-- BEGIN Source data --

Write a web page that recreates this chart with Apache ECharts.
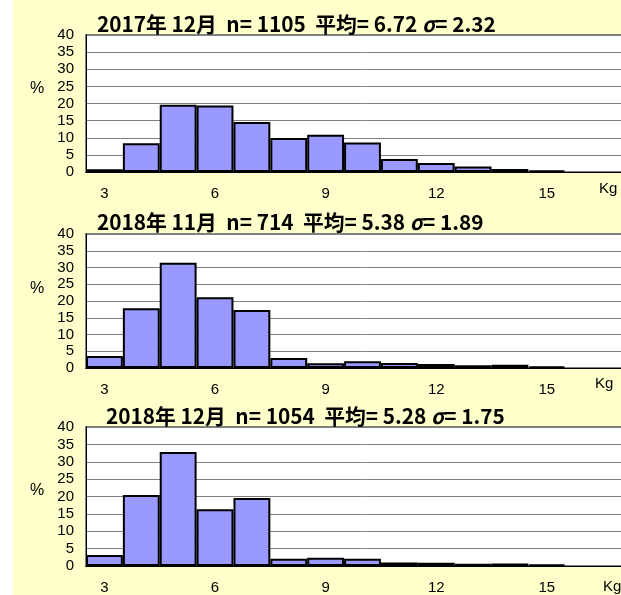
<!DOCTYPE html>
<html><head><meta charset="utf-8">
<script src="https://cdn.jsdelivr.net/npm/echarts@6/dist/echarts.min.js"></script>
<style>html,body{margin:0;padding:0;background:#fff;overflow:hidden;width:621px;height:595px}#c{width:660px;height:595px}</style>
</head><body><div id="c"></div>
<script>
// weight classes (kg)
const categories = ['3','4','5','6','7','8','9','10','11','12','13','14','15','16','17'];
const yTicks = [0, 5, 10, 15, 20, 25, 30, 35, 40];
// panel titles: [before sigma, after sigma]
const titleParts = [
  ['2017年 12月  n= 1105  平均= 6.72 ', '= 2.32'],
  ['2018年 11月  n= 714  平均= 5.38 ', '= 1.89'],
  ['2018年 12月  n= 1054  平均= 5.28 ', '= 1.75']
];
// percentage per weight class
const dec2017 = [0.8, 8.4, 19.6, 19.4, 14.6, 9.9, 10.9, 8.6, 3.8, 2.6, 1.6, 0.9, 0.5, null, null];
const nov2018 = [3.6, 17.8, 31.4, 21.1, 17.3, 3.0, 1.4, 2.0, 1.5, 1.2, 0.8, 1.0, 0.5, null, null];
const dec2018 = [3.2, 20.4, 32.8, 16.3, 19.6, 2.1, 2.35, 2.1, 1.0, 0.9, 0.65, 0.75, 0.4, null, null];
const seriesData = [dec2017, nov2018, dec2018];

const layout = [
  {top: 35, height: 137, titleY: 28, titleX: 97, pctY: 90, kgY: 190, kgX: 599},
  {top: 234, height: 134, titleY: 226, titleX: 97, pctY: 290, kgY: 385, kgX: 595},
  {top: 427, height: 141, titleY: 420, titleX: 106, pctY: 492, kgY: 588, kgX: 603}
];
const numFont = '"Liberation Sans Narrow", "Liberation Sans", Arial, sans-serif';
const cjkFont = '"Noto Sans CJK JP", "Liberation Sans", sans-serif';

const chart = echarts.init(document.getElementById('c'));
const grids = [], xAxes = [], yAxes = [], series = [], graphics = [];
graphics.push({type: 'rect', shape: {x: 13, y: 0, width: 660, height: 595}, style: {fill: '#FFFFCC'}, z: -10, silent: true});
layout.forEach((L, i) => {
  grids.push({left: 86, top: L.top, width: 553, height: L.height, show: true, backgroundColor: '#ffffff', borderColor: '#808080', borderWidth: 2});
  xAxes.push({
    type: 'category', gridIndex: i, data: categories, boundaryGap: true,
    axisTick: {show: false},
    axisLine: {lineStyle: {color: '#000', width: 1}},
    axisLabel: {interval: 2, color: '#000', fontSize: 15, fontFamily: numFont, margin: 14}
  });
  yAxes.push({
    type: 'value', gridIndex: i, min: yTicks[0], max: yTicks[yTicks.length - 1], interval: 5,
    axisLine: {show: true, lineStyle: {color: '#000', width: 1}},
    axisTick: {show: false},
    axisLabel: {color: '#000', fontSize: 15, fontFamily: numFont, margin: 12},
    splitLine: {lineStyle: {color: '#808080', width: 1}}
  });
  series.push({
    type: 'bar', xAxisIndex: i, yAxisIndex: i, data: seriesData[i],
    barCategoryGap: '0%', barGap: '0%',
    itemStyle: {color: '#9999FF', borderColor: '#000', borderWidth: 2},
    silent: true, animation: false
  });
  graphics.push({
    type: 'text', left: L.titleX, top: L.titleY - 14, scaleX: 0.99,
    style: {
      text: '{a|' + titleParts[i][0] + '}{s|σ}{a|' + titleParts[i][1] + '}',
      rich: {
        a: {fontSize: 21, fontWeight: 'bold', fontFamily: cjkFont, fill: '#000'},
        s: {fontSize: 21, fontWeight: 'bold', fontStyle: 'italic', fontFamily: cjkFont, fill: '#000'}
      }
    }
  });
  graphics.push({type: 'text', left: 30, top: L.pctY - 9, style: {text: '%', fontSize: 16, fontFamily: numFont, fill: '#000'}});
  graphics.push({type: 'text', left: L.kgX, top: L.kgY - 9, style: {text: 'Kg', fontSize: 15, fontFamily: numFont, fill: '#000'}});
});
chart.setOption({
  animation: false,
  backgroundColor: '#ffffff',
  grid: grids, xAxis: xAxes, yAxis: yAxes, series: series, graphic: graphics
});
</script></body></html>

-- END Source data --

Write out again, exactly, the lines from the start of the listing up to the line containing "const seriesData = [dec2017, nov2018, dec2018];", with both ends and without pictures.

* [Answer]
Write a web page that recreates this chart with Apache ECharts.
<!DOCTYPE html>
<html><head><meta charset="utf-8">
<script src="https://cdn.jsdelivr.net/npm/echarts@6/dist/echarts.min.js"></script>
<style>html,body{margin:0;padding:0;background:#fff;overflow:hidden;width:621px;height:595px}#c{width:660px;height:595px}</style>
</head><body><div id="c"></div>
<script>
// weight classes (kg)
const categories = ['3','4','5','6','7','8','9','10','11','12','13','14','15','16','17'];
const yTicks = [0, 5, 10, 15, 20, 25, 30, 35, 40];
// panel titles: [before sigma, after sigma]
const titleParts = [
  ['2017年 12月  n= 1105  平均= 6.72 ', '= 2.32'],
  ['2018年 11月  n= 714  平均= 5.38 ', '= 1.89'],
  ['2018年 12月  n= 1054  平均= 5.28 ', '= 1.75']
];
// percentage per weight class
const dec2017 = [0.8, 8.4, 19.6, 19.4, 14.6, 9.9, 10.9, 8.6, 3.8, 2.6, 1.6, 0.9, 0.5, null, null];
const nov2018 = [3.6, 17.8, 31.4, 21.1, 17.3, 3.0, 1.4, 2.0, 1.5, 1.2, 0.8, 1.0, 0.5, null, null];
const dec2018 = [3.2, 20.4, 32.8, 16.3, 19.6, 2.1, 2.35, 2.1, 1.0, 0.9, 0.65, 0.75, 0.4, null, null];
const seriesData = [dec2017, nov2018, dec2018];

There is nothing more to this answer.